XREAL announced it’s launching a sub-brand in China with the release of the company’s cheapest XR glasses yet. With a name like XBX though, it could create brand conflict if it comes westward.
XBX released its first glasses today in China, the XBX A01, which boast a 50° field-of-view, HDR10 support, real-time SDR-to-HDR conversion, and bird bath-style optics delivering up to 1,600 nits of brightness from its Sony micro-OLED displays—all in a 62g package.
Like most of Xreal’s regular lineup though, Xbx A01 is basically meant for consuming traditional content while physically tethered to your standard swath of mobile devices: phones, tablets, portable game consoles, and laptops.

And while the glasses don’t feature any sort of camera sensors, electrochromic dimming, and have also dropped the usual ‘Sound by Bose’ audio seen in other Xreal devices, the device only costs CN¥1,799 (~$265), making them the company’s cheapest AR glasses to date.
But with a name like Xbx, which could easily be confused with Microsoft’s Xbox, it’s uncertain how the brand can leave the safety of the mainland without bucking against established trademarks.

That is, if the company doesn’t want to repeat past mistakes. Before the company was Xreal, the China/US-based company went by the name Nreal. In 2023, the company was forced to rebrand following a trademark dispute with Epic Games, which claimed the name sounded too similar to its Unreal Engine game engine.

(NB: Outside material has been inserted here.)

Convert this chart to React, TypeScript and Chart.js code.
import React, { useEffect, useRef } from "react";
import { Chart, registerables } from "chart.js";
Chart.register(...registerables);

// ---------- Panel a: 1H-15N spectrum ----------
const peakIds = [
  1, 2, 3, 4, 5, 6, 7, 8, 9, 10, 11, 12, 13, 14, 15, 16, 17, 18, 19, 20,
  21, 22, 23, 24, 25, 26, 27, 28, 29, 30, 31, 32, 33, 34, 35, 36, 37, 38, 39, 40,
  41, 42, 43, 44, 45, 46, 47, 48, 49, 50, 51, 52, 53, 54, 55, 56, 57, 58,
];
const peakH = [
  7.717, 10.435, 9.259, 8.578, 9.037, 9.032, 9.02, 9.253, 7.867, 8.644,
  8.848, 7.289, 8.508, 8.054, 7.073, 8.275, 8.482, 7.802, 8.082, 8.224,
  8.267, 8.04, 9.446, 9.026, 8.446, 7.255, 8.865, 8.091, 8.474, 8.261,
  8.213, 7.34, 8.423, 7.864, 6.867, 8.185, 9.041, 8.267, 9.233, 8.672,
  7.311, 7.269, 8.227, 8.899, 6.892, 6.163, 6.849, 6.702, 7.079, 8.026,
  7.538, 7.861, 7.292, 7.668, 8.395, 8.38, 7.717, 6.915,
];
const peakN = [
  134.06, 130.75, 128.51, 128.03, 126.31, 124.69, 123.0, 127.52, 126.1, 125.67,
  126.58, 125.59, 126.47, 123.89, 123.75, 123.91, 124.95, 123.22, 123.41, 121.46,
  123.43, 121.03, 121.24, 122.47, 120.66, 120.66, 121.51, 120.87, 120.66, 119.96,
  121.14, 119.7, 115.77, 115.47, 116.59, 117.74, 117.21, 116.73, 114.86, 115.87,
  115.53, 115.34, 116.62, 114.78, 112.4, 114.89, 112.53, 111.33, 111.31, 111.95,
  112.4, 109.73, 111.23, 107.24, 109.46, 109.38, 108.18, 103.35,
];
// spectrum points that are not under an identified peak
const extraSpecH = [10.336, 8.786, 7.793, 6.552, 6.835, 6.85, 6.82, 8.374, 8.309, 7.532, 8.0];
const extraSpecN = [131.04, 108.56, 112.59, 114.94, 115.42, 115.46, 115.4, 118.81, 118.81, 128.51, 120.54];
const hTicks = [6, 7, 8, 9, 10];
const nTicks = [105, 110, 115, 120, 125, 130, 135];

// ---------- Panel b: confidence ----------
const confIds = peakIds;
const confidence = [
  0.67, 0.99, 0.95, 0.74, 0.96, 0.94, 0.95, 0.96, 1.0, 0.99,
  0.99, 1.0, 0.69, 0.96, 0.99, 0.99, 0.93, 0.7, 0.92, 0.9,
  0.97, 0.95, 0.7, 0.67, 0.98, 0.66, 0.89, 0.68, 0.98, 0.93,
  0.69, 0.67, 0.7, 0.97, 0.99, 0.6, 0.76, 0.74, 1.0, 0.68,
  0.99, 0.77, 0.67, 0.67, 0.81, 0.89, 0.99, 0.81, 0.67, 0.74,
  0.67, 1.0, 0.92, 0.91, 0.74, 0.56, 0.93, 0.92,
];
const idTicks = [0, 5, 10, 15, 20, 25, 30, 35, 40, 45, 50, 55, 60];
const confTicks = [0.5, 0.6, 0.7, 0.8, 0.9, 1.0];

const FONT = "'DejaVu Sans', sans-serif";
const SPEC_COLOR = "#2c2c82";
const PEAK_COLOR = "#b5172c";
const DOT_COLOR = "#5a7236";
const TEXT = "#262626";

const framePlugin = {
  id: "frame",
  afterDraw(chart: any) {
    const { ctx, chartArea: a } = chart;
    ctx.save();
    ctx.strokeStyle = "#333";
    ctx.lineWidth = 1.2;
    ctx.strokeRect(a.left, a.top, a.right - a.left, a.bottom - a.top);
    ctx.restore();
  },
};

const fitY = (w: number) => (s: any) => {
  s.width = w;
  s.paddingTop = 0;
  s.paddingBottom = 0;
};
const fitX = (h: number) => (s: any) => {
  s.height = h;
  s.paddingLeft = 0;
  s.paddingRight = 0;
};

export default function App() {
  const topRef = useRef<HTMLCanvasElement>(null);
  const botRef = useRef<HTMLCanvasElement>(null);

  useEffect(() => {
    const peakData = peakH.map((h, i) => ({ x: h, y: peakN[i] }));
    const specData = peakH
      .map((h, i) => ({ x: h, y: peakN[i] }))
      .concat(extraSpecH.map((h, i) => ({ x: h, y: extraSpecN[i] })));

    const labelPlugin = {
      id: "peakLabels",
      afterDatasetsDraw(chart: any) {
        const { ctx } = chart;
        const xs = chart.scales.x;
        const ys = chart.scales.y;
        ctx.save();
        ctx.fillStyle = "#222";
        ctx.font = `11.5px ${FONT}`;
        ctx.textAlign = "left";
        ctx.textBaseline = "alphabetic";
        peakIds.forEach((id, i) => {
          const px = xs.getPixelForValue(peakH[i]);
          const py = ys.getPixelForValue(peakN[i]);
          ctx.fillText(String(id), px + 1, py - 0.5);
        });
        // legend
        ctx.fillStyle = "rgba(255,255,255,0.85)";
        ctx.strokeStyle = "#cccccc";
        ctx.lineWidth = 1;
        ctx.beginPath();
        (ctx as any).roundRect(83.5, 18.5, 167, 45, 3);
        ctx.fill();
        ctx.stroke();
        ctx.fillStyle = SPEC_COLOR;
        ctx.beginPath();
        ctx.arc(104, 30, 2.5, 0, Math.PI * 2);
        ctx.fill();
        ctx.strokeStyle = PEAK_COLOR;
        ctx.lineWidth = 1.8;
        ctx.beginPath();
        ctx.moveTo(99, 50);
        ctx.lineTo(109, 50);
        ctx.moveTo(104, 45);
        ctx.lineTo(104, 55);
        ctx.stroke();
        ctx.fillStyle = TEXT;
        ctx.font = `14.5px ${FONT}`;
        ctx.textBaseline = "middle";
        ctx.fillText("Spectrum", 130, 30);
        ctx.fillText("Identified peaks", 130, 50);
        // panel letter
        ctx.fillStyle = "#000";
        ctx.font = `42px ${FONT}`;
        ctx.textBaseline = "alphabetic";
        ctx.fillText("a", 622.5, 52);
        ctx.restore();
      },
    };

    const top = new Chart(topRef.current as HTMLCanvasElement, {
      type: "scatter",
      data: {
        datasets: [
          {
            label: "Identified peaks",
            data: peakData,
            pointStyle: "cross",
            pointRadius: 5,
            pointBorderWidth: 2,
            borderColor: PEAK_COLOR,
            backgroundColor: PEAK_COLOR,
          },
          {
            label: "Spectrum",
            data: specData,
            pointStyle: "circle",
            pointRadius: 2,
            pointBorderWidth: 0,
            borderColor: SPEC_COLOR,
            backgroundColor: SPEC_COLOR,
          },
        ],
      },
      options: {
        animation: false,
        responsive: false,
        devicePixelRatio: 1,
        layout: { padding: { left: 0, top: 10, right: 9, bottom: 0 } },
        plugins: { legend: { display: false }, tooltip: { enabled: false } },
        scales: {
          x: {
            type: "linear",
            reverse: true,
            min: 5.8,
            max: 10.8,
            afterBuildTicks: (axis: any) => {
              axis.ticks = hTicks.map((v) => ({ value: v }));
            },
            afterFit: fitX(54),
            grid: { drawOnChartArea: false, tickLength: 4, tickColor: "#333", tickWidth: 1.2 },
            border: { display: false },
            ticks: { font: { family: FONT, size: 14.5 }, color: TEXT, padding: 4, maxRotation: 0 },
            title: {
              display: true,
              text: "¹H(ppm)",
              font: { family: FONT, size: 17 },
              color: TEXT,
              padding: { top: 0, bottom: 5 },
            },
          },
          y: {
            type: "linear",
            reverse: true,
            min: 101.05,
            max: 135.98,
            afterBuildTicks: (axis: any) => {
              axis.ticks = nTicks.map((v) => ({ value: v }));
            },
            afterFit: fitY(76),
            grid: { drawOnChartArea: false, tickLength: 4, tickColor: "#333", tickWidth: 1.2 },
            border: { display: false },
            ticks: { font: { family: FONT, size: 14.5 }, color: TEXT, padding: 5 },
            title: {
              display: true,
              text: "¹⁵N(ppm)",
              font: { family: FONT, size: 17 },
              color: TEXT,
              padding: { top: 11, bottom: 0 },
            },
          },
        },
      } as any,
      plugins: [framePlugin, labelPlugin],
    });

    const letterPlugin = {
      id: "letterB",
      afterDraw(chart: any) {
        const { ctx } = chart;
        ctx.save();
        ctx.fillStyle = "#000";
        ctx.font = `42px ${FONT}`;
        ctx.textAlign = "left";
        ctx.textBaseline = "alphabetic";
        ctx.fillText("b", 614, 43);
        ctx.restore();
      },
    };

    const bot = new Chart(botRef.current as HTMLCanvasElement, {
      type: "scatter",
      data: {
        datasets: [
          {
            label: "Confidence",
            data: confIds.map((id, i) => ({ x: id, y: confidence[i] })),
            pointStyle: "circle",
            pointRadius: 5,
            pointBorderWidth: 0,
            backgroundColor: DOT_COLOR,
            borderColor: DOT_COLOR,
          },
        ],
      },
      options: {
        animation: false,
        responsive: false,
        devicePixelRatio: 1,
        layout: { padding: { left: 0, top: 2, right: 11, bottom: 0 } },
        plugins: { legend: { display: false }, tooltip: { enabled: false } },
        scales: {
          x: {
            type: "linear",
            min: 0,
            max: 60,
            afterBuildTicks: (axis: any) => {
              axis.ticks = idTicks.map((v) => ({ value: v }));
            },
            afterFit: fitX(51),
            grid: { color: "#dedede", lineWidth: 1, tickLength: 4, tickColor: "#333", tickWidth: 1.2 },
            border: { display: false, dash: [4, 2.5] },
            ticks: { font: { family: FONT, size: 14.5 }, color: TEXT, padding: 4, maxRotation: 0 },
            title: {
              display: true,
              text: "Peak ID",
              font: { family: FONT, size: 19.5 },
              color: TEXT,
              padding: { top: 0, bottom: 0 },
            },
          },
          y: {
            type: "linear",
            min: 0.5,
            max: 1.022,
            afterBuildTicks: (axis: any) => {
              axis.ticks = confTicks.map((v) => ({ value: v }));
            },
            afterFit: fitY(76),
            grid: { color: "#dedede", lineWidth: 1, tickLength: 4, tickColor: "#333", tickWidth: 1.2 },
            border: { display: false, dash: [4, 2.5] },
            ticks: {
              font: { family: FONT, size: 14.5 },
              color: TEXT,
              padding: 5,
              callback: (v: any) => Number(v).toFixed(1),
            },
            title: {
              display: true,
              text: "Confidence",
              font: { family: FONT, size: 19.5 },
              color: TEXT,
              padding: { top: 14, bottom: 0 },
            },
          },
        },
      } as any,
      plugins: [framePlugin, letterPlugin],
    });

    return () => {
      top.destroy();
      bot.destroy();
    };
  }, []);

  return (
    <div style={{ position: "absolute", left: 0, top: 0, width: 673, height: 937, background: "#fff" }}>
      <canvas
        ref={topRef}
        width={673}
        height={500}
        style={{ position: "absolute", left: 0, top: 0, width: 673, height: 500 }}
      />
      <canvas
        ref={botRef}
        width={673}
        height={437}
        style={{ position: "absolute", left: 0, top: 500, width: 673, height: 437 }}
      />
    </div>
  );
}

Notably, there is an English version of the Xbx website—conveniently missing any store links—so it remains to be seen just what Xreal intends to do with Xbx, be it a mainland-only experiment or the start of a broader budget lineup.

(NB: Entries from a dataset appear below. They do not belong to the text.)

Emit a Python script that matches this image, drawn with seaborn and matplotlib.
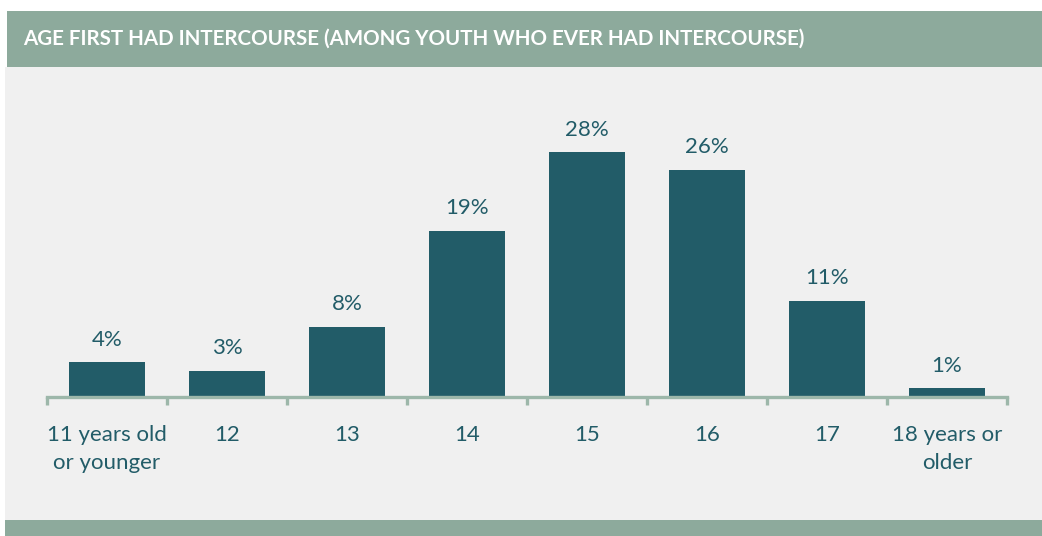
import matplotlib
matplotlib.use("Agg")
import matplotlib.pyplot as plt
import seaborn as sns
import pandas as pd
from matplotlib.patches import Rectangle

categories = ["11 years old\nor younger", "12", "13", "14", "15", "16", "17", "18 years or\nolder"]
values = [4, 3, 8, 19, 28, 26, 11, 1]
value_labels = ["4%", "3%", "8%", "19%", "28%", "26%", "11%", "1%"]
title = "AGE FIRST HAD INTERCOURSE (AMONG YOUTH WHO EVER HAD INTERCOURSE)"

BAR = "#225C68"
SAGE = "#8DAA9C"
AXIS = "#9DB7AA"
PANEL = "#F0F0F0"
FONT = ["Lato", "DejaVu Sans"]

sns.set_theme(style="white")
plt.rcParams["font.family"] = FONT

W, H = 1042, 536
fig = plt.figure(figsize=(W / 100, H / 100), dpi=100)
fig.patch.set_facecolor("white")

# background panels in a full-figure background axes
bg = fig.add_axes([0, 0, 1, 1], zorder=0)
bg.set_xlim(0, W)
bg.set_ylim(H, 0)
bg.axis("off")
bg.add_patch(Rectangle((5, 67), W - 5, 520 - 67, facecolor=PANEL, edgecolor="none"))
bg.add_patch(Rectangle((7, 11), W - 7, 56, facecolor=SAGE, edgecolor="none"))
bg.add_patch(Rectangle((5, 520), W - 5, 16, facecolor=SAGE, edgecolor="none"))
bg.text(23, 39, title, color="white", fontsize=14.8, fontweight="bold",
        ha="left", va="center", family=FONT)

ax = fig.add_axes([47 / W, (536 - 397) / H, 960 / W, 297 / H], zorder=2)
ax.set_facecolor("none")
ax.patch.set_alpha(0)
df = pd.DataFrame({"cat": categories, "val": values})
sns.barplot(data=df, x="cat", y="val", color=BAR, width=0.633, saturation=1, ax=ax)
for p in ax.patches:
    p.set_edgecolor("none")

ax.set_xlim(-0.5, len(categories) - 0.5)
ax.set_ylim(0, 297 / 8.75)
ax.set_xlabel("")
ax.set_ylabel("")
ax.set_yticks([])
for s in ["top", "left", "right"]:
    ax.spines[s].set_visible(False)
ax.spines["bottom"].set_color(AXIS)
ax.spines["bottom"].set_linewidth(2.4)

ax.set_xticks(range(len(categories)))
ax.set_xticklabels(categories, color=BAR, fontsize=16, linespacing=1.5)
ax.tick_params(axis="x", which="major", bottom=True, length=0, pad=20)
ax.set_xticks([i - 0.5 for i in range(len(categories) + 1)], minor=True)
ax.tick_params(axis="x", which="minor", bottom=True, length=6, width=2.4,
               color=AXIS, direction="out")

for i, (v, lab) in enumerate(zip(values, value_labels)):
    ax.annotate(lab, (i, v), xytext=(0, 9), textcoords="offset points",
                ha="center", va="bottom", color=BAR, fontsize=16)

fig.savefig("out.png", dpi=100, facecolor="white")
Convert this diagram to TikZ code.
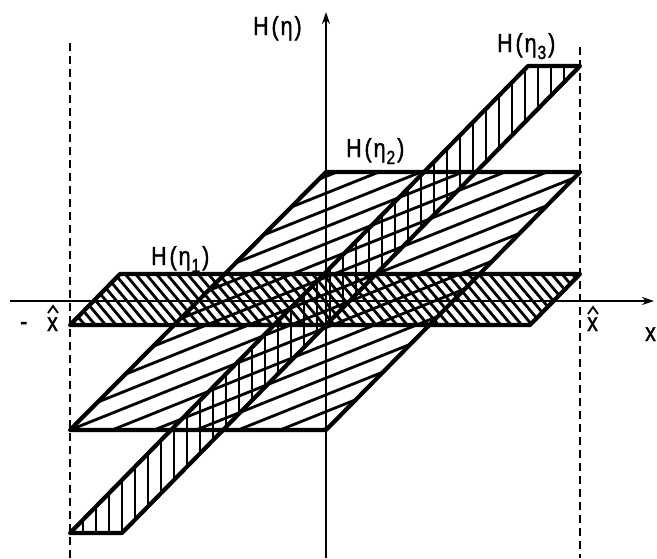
\documentclass[tikz,border=0pt]{standalone}
\usepackage{fontspec}
\setmainfont{Liberation Sans}
\newfontfamily\lblfont[FakeStretch=0.82,FakeBold=1.5]{Liberation Sans}
\usetikzlibrary{arrows.meta}
\newcommand\mysub[1]{\raisebox{-7pt}{\fontsize{19}{19}\selectfont #1}}
\begin{document}
\begin{tikzpicture}[x=1pt,y=-1pt,
  outline/.style={line width=4.2pt, line join=round},
  hatchline/.style={line width=2.8pt},
  axisline/.style={line width=2pt, -{Stealth[length=12pt,width=8pt]}},
  boundline/.style={line width=1.9pt, dash pattern=on 8pt off 5pt},
  hatline/.style={line width=1.8pt},
  lbl/.style={font=\lblfont\fontsize{26}{26}\selectfont, inner sep=0pt, anchor=base west}]
\useasboundingbox (0,0) rectangle (657,558);
% parallelogram corners
\coordinate (a1) at (70,325);  \coordinate (b1) at (530,325);
\coordinate (c1) at (580,274); \coordinate (d1) at (120,274);
\coordinate (a2) at (70,430);  \coordinate (b2) at (326,430);
\coordinate (c2) at (580,172); \coordinate (d2) at (326,172);
\coordinate (a3) at (70,533);  \coordinate (b3) at (122,533);
\coordinate (c3) at (580,66);  \coordinate (d3) at (528,66);
% hatching H(eta_1)
\begin{scope}
  \clip (a1) -- (b1) -- (c1) -- (d1) -- cycle;
  \foreach \t in {31.4,41.8,...,590}
    \draw[hatchline] (\t-20,250) -- ++(90,107);
\end{scope}
% hatching H(eta_2)
\begin{scope}
  \clip (a2) -- (b2) -- (c2) -- (d2) -- cycle;
  \foreach \s in {290,306.8,...,590}
    \draw[hatchline] (60,{\s-24}) -- (590,{\s-236});
\end{scope}
% hatching H(eta_3)
\begin{scope}
  \clip (a3) -- (b3) -- (c3) -- (d3) -- cycle;
  \foreach \x in {83,96,...,590}
    \draw[hatchline] (\x,60) -- (\x,540);
\end{scope}
% outlines
\draw[outline] (a1) -- (b1) -- (c1) -- (d1) -- cycle;
\draw[outline] (a2) -- (b2) -- (c2) -- (d2) -- cycle;
\draw[outline] (a3) -- (b3) -- (c3) -- (d3) -- cycle;
% dashed bounds
\coordinate (lt) at (70,43);  \coordinate (lb) at (70,558);
\coordinate (rt) at (580,47); \coordinate (rb) at (580,558);
\draw[boundline] (lt) -- (lb);
\draw[boundline] (rt) -- (rb);
% axes
\coordinate (xs) at (10,301); \coordinate (xe) at (654,301);
\coordinate (ys) at (326,558); \coordinate (ye) at (326,12);
\draw[axisline] (xs) -- (xe);
\draw[axisline] (ys) -- (ye);
% labels
\node[lbl] (lh)  at (253,35)  {H\kern3pt(\kern2ptη\kern2pt)};
\node[lbl] (lh1) at (151,265) {H\kern3pt(\kern2ptη\kern1pt\mysub{1}\kern2pt)};
\node[lbl] (lh2) at (346,157) {H\kern3pt(\kern2ptη\kern1pt\mysub{2}\kern2pt)};
\node[lbl] (lh3) at (497,52)  {H\kern3pt(\kern2ptη\kern1pt\mysub{3}\kern2pt)};
\node[lbl] (lxr) at (587,331) {x};
\node[lbl] (lxl) at (47,331)  {x};
\node[lbl] (lm)  at (20,330)  {-};
\node[lbl] (lx)  at (645,341) {x};
\coordinate (hr1) at (588,314); \coordinate (hr2) at (593,307); \coordinate (hr3) at (598,314);
\coordinate (hl1) at (48,313);  \coordinate (hl2) at (53,306);  \coordinate (hl3) at (58,313);
\draw[hatline] (hr1) -- (hr2) -- (hr3);
\draw[hatline] (hl1) -- (hl2) -- (hl3);
\end{tikzpicture}
\end{document}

What is clear: Xreal is becoming increasingly aggressive at the lower end of the casual XR glasses market, which comes right as the company is gearing up to take on the consumer AR market outside of China with Project Aura, the result of a deal with Google that positions Xreal as its sole AR hardware partner.
As it is, Project Aura is confirmed to launch sometime this year, making them not only the first pair of AR glasses running Google’s Android XR operating system, but the company’s next big flagship device.